Direction
Look below for the line with "Give me the TikZ source for this diagram." and the line with "(fund) at (1233.5,420)"; repeat exactly those two lines and all lines between them, but no pictures.

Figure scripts
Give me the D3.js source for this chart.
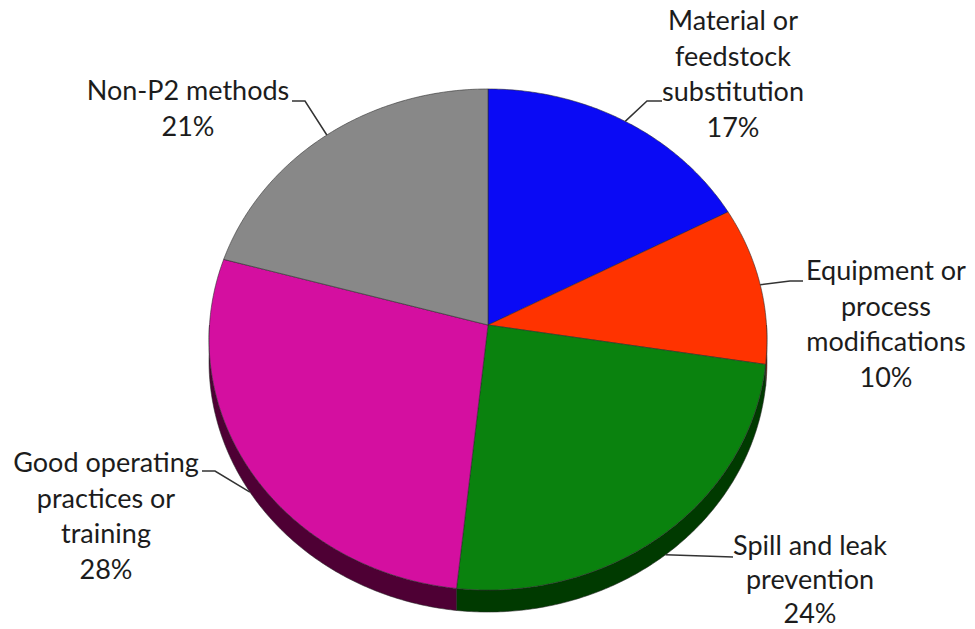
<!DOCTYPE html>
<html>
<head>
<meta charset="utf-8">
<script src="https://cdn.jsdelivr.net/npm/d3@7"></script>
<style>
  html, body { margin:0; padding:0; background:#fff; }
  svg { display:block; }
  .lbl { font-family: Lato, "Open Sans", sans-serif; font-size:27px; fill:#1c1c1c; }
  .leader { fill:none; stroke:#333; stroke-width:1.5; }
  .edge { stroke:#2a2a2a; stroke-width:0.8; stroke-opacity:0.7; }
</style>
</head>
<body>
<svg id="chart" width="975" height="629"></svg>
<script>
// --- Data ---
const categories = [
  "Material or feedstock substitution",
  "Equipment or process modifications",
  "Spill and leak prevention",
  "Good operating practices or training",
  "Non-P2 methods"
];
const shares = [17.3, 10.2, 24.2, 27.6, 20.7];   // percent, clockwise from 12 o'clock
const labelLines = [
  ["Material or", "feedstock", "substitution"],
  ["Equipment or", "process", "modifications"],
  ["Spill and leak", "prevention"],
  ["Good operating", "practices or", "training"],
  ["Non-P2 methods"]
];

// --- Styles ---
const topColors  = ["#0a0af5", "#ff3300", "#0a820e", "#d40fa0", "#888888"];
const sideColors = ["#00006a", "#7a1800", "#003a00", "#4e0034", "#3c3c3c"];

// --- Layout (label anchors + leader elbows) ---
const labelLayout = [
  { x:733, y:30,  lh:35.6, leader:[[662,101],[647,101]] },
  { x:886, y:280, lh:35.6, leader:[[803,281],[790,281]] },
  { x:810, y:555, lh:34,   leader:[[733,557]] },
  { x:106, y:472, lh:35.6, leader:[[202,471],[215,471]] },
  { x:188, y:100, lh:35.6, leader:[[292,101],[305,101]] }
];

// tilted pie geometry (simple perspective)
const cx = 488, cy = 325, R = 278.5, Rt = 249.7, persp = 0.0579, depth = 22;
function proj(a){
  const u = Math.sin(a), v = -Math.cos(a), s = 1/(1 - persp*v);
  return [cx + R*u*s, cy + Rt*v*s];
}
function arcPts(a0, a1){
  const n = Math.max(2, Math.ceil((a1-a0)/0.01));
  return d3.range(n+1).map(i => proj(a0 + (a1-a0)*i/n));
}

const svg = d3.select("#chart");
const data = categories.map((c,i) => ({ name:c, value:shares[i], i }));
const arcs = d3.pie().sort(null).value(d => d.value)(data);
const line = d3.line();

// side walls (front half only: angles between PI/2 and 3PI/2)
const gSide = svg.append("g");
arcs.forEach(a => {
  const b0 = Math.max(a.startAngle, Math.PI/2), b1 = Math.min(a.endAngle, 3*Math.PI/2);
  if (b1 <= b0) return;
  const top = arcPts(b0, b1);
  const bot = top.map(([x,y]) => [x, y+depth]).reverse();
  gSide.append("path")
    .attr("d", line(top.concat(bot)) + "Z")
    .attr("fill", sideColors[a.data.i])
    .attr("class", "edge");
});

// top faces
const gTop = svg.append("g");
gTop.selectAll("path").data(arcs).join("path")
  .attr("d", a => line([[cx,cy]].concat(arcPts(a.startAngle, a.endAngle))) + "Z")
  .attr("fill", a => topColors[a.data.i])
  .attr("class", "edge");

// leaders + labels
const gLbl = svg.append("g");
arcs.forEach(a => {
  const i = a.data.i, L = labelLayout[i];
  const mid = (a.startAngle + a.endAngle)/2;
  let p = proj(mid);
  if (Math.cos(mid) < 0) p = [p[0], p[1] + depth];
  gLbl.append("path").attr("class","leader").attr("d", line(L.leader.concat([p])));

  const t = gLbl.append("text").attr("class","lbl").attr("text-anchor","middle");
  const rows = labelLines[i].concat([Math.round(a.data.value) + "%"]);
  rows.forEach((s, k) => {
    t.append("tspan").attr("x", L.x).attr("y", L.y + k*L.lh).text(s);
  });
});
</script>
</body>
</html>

---

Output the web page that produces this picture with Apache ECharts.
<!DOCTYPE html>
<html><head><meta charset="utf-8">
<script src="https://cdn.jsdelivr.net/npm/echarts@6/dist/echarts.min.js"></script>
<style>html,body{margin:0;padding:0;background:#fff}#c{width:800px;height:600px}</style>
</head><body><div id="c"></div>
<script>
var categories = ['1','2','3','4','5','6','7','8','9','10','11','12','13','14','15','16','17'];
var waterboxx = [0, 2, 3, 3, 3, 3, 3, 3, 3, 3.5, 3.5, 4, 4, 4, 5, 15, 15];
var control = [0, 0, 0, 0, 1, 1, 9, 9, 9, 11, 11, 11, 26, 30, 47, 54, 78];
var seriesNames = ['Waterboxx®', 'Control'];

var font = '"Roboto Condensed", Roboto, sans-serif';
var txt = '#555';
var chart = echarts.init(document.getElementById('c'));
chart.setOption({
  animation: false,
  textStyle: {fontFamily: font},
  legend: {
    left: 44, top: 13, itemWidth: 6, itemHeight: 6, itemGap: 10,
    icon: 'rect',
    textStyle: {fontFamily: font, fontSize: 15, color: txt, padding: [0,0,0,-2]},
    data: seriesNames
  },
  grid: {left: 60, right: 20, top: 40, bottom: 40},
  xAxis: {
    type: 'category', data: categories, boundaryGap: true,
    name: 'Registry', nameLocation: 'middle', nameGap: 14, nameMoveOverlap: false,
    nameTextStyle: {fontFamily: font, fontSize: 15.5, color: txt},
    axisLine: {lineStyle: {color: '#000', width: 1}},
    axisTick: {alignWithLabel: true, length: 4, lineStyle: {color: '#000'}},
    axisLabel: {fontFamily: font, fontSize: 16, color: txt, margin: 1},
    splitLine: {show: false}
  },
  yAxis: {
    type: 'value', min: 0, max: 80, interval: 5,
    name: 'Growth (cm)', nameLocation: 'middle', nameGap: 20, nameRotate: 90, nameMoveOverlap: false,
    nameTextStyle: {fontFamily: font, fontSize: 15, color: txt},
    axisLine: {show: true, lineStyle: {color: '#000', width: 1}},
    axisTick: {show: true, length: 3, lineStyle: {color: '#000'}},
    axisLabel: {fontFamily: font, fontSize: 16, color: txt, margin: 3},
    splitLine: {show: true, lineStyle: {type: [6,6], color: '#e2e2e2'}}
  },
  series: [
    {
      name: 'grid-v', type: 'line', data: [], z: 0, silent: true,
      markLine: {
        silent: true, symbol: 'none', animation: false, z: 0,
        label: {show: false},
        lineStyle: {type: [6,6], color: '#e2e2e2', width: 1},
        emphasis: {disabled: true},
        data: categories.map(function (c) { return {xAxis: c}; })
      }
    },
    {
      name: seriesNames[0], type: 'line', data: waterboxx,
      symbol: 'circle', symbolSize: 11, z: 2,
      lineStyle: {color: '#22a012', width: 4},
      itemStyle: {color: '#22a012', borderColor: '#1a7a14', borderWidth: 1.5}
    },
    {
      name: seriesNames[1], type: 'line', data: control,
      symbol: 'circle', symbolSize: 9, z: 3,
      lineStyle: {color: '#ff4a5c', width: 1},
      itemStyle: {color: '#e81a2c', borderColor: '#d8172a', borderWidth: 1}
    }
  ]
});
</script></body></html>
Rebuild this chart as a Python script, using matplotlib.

* * *

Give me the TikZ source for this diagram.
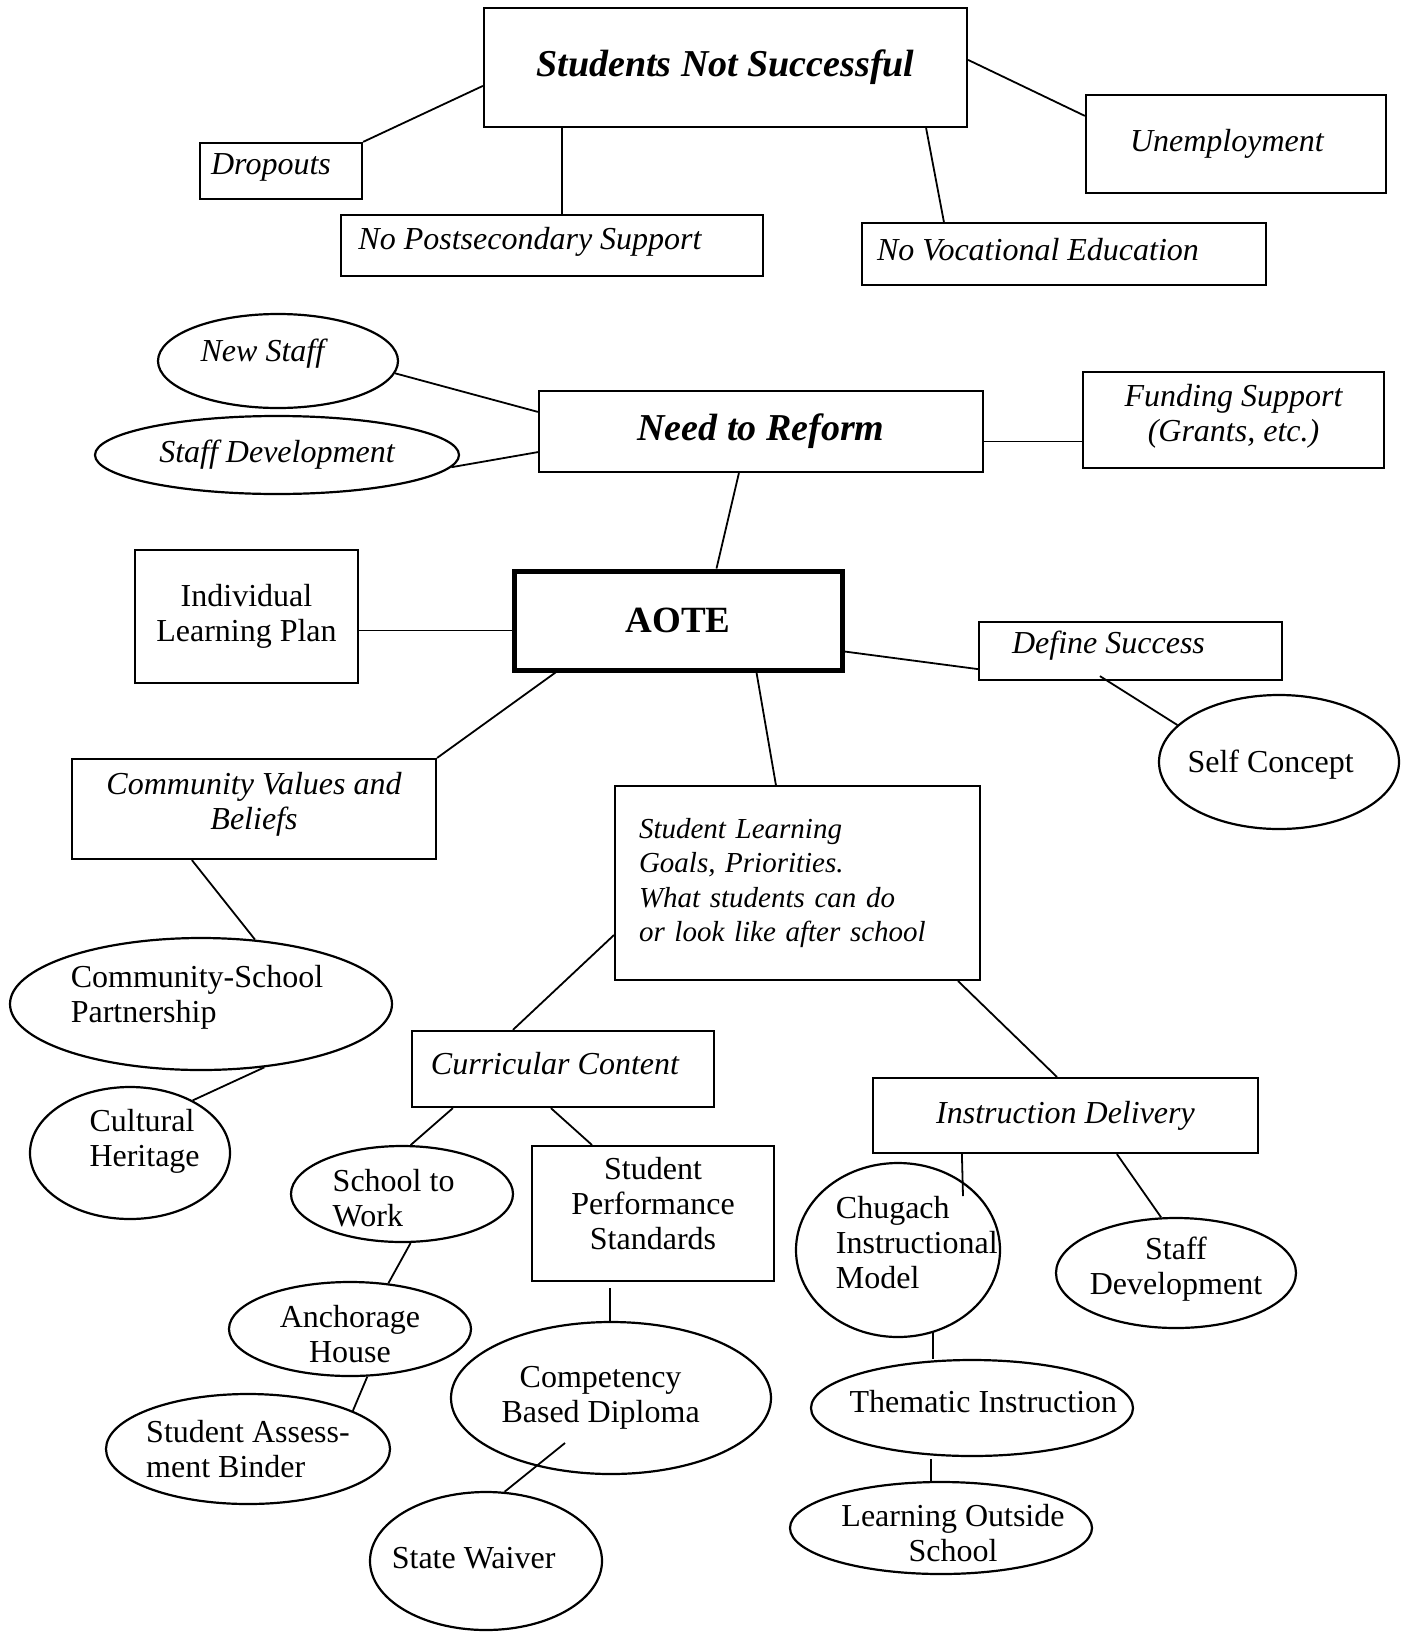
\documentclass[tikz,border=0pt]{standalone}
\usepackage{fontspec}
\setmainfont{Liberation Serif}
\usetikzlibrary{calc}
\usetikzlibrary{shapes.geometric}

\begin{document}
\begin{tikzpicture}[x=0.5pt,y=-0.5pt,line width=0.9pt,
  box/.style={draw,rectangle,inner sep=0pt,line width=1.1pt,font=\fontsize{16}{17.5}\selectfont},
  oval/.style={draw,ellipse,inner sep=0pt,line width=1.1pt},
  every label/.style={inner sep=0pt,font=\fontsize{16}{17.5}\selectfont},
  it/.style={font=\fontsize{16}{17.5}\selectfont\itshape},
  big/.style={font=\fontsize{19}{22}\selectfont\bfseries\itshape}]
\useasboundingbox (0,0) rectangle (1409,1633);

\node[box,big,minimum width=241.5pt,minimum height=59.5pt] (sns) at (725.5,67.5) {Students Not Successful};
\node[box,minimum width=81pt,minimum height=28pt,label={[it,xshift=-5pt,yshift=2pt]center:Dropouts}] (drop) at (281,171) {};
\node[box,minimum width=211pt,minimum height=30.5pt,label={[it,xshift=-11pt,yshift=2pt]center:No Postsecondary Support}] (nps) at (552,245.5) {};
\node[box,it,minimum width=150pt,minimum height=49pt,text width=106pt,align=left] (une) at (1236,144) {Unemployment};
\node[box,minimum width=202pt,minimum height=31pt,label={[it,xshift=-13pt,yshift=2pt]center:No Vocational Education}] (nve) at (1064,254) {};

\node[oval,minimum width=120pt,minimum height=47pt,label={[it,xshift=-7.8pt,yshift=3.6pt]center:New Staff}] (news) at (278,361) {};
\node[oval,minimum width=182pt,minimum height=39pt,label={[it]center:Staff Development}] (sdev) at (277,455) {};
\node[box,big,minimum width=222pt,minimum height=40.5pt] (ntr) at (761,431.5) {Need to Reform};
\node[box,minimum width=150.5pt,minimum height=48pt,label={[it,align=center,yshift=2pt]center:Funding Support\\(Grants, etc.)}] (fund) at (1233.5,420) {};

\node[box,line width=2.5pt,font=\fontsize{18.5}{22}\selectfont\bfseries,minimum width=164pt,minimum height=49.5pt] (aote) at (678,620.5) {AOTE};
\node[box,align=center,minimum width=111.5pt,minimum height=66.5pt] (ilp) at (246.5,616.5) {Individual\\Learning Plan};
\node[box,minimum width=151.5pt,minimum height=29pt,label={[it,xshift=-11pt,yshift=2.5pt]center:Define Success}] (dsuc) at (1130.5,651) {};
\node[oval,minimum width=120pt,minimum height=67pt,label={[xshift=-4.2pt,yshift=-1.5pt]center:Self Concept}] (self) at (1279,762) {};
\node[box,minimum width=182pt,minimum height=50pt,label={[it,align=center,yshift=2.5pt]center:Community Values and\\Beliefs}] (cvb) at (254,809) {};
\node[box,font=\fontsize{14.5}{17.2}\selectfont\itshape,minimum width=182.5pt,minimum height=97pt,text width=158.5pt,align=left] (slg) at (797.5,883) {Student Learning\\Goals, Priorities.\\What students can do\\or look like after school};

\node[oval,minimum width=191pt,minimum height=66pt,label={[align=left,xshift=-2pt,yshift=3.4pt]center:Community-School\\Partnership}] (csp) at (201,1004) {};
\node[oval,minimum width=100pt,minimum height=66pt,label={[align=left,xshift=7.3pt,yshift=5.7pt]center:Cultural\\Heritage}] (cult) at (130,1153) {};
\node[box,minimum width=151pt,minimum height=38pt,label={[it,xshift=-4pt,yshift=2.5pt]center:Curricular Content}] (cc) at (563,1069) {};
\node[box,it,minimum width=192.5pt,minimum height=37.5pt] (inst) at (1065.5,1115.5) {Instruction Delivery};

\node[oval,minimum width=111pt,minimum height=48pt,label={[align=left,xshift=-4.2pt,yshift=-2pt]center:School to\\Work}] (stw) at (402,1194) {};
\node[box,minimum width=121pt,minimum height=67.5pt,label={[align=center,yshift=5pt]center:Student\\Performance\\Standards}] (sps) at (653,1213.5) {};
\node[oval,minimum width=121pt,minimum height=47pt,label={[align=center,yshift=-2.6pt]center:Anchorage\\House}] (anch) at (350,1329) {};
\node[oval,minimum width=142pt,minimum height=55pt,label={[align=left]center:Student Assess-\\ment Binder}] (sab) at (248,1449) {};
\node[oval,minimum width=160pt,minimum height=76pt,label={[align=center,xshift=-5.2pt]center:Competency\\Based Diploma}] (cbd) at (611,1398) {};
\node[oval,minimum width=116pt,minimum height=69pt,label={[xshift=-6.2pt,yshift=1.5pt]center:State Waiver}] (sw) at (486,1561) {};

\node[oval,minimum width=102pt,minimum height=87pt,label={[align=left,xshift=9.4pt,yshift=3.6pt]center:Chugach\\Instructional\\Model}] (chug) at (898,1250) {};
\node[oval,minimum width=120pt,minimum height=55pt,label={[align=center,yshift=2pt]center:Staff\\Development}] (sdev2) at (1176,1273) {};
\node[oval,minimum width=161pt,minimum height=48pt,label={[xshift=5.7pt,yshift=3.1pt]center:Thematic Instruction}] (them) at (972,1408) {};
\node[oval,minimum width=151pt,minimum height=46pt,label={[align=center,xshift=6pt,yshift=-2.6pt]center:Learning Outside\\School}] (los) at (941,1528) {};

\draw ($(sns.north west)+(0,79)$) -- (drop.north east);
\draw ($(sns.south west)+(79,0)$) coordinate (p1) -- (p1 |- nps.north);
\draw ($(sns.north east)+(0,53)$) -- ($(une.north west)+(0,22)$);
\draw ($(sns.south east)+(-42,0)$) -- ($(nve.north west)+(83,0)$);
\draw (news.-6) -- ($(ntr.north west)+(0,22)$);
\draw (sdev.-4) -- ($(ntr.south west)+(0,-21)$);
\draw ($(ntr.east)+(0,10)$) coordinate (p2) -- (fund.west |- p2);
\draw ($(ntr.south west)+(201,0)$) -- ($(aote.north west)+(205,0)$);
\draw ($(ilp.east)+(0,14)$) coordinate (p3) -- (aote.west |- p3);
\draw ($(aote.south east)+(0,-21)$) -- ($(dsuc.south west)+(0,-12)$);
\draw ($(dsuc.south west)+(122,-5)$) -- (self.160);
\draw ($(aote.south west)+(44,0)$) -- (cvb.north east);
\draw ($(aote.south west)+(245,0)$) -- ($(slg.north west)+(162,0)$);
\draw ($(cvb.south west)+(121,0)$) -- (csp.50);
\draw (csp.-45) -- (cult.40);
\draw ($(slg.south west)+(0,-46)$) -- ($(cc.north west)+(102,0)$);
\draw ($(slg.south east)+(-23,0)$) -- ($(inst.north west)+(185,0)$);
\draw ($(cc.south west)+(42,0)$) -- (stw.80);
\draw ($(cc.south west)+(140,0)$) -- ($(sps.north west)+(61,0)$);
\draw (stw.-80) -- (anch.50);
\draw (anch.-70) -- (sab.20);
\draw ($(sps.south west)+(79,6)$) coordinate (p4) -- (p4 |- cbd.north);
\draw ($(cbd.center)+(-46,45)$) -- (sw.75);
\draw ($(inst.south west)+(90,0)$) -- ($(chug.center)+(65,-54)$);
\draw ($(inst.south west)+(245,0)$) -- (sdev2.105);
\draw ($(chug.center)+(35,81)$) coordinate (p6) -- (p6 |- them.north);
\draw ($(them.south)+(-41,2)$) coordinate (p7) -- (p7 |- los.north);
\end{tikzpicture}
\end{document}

Complete response
Give me the TikZ source for this diagram.
\documentclass[tikz,border=0pt]{standalone}
\usepackage{fontspec}
\setmainfont{Liberation Serif}
\usetikzlibrary{calc}
\usetikzlibrary{shapes.geometric}

\begin{document}
\begin{tikzpicture}[x=0.5pt,y=-0.5pt,line width=0.9pt,
  box/.style={draw,rectangle,inner sep=0pt,line width=1.1pt,font=\fontsize{16}{17.5}\selectfont},
  oval/.style={draw,ellipse,inner sep=0pt,line width=1.1pt},
  every label/.style={inner sep=0pt,font=\fontsize{16}{17.5}\selectfont},
  it/.style={font=\fontsize{16}{17.5}\selectfont\itshape},
  big/.style={font=\fontsize{19}{22}\selectfont\bfseries\itshape}]
\useasboundingbox (0,0) rectangle (1409,1633);

\node[box,big,minimum width=241.5pt,minimum height=59.5pt] (sns) at (725.5,67.5) {Students Not Successful};
\node[box,minimum width=81pt,minimum height=28pt,label={[it,xshift=-5pt,yshift=2pt]center:Dropouts}] (drop) at (281,171) {};
\node[box,minimum width=211pt,minimum height=30.5pt,label={[it,xshift=-11pt,yshift=2pt]center:No Postsecondary Support}] (nps) at (552,245.5) {};
\node[box,it,minimum width=150pt,minimum height=49pt,text width=106pt,align=left] (une) at (1236,144) {Unemployment};
\node[box,minimum width=202pt,minimum height=31pt,label={[it,xshift=-13pt,yshift=2pt]center:No Vocational Education}] (nve) at (1064,254) {};

\node[oval,minimum width=120pt,minimum height=47pt,label={[it,xshift=-7.8pt,yshift=3.6pt]center:New Staff}] (news) at (278,361) {};
\node[oval,minimum width=182pt,minimum height=39pt,label={[it]center:Staff Development}] (sdev) at (277,455) {};
\node[box,big,minimum width=222pt,minimum height=40.5pt] (ntr) at (761,431.5) {Need to Reform};
\node[box,minimum width=150.5pt,minimum height=48pt,label={[it,align=center,yshift=2pt]center:Funding Support\\(Grants, etc.)}] (fund) at (1233.5,420) {};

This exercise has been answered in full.